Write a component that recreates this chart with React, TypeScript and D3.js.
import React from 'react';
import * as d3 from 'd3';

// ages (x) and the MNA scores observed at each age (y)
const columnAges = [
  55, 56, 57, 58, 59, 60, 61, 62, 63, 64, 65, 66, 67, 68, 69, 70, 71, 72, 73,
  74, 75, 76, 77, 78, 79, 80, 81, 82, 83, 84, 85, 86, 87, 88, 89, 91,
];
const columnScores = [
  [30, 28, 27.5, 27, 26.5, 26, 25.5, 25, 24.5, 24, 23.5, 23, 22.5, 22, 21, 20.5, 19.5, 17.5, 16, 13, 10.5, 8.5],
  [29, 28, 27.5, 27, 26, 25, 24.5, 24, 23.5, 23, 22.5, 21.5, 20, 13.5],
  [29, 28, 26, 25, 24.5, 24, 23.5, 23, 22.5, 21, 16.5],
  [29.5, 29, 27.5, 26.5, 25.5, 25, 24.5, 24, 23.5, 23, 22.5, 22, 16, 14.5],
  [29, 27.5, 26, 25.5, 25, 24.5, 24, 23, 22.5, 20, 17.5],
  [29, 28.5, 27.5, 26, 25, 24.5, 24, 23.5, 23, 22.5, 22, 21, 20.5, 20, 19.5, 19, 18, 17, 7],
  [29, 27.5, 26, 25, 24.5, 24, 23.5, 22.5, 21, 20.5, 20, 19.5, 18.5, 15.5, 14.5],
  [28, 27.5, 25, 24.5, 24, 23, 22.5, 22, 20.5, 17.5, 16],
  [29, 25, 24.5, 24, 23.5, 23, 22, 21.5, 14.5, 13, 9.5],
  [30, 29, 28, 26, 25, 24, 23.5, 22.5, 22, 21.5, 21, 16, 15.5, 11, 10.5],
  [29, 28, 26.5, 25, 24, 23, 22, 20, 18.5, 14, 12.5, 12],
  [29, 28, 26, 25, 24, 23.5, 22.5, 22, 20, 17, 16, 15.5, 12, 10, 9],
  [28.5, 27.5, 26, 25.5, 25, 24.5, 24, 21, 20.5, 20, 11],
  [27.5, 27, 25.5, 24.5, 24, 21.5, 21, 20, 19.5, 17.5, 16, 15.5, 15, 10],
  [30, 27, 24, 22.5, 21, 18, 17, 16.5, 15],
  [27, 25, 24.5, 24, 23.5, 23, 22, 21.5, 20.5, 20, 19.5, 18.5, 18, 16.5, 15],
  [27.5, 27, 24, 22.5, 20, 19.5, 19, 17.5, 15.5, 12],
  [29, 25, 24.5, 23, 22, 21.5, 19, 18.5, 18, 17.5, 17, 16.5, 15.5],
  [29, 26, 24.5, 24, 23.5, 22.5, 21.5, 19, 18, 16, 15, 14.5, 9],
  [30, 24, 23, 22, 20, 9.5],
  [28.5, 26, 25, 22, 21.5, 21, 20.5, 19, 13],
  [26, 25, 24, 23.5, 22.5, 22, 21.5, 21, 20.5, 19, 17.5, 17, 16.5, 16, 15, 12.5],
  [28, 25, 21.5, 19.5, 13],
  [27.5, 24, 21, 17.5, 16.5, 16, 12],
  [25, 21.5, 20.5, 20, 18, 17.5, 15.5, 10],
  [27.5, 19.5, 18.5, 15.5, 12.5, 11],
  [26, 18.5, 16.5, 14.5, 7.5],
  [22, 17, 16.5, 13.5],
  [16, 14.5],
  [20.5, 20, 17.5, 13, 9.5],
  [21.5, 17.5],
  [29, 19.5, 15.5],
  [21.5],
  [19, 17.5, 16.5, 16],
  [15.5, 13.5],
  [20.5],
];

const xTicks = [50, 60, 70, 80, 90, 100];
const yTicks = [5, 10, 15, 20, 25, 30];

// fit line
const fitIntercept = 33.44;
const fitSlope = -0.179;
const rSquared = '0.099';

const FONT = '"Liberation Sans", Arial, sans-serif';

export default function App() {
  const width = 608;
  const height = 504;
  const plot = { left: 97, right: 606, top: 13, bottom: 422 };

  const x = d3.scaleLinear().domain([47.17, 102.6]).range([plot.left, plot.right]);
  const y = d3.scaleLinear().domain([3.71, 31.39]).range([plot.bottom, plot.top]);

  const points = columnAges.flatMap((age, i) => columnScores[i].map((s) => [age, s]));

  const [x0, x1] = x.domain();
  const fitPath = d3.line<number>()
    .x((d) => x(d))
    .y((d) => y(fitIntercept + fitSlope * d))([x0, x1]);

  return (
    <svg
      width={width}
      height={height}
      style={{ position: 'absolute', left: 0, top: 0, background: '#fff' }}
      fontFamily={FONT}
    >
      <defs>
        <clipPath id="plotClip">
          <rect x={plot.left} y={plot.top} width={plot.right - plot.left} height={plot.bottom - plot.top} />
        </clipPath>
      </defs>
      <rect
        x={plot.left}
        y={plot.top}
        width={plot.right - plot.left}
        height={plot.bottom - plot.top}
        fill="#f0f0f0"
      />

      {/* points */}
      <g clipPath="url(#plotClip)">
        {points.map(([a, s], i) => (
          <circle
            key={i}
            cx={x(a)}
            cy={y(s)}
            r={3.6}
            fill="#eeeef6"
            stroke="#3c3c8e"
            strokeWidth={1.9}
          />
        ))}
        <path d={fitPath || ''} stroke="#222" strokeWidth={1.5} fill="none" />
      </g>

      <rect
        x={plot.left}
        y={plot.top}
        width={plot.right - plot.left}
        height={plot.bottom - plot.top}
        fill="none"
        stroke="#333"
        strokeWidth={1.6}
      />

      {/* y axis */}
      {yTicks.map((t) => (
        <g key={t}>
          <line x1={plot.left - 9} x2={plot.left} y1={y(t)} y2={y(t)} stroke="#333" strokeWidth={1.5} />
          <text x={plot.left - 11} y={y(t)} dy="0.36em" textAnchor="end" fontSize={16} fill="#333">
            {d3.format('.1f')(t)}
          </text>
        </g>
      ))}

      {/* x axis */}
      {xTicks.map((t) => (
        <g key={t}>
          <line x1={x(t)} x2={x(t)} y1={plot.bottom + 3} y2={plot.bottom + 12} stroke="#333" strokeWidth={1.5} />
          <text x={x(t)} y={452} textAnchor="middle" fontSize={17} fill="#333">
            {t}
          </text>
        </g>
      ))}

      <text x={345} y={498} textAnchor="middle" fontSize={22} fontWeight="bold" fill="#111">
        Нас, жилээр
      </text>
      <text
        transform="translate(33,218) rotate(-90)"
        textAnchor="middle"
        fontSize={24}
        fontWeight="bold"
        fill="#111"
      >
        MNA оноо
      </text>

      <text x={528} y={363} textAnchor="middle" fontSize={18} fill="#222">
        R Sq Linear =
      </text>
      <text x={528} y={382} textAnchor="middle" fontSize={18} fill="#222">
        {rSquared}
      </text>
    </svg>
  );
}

» Request
Report how many lines hold the string "React", giving the number and nothing else.

» Solution
2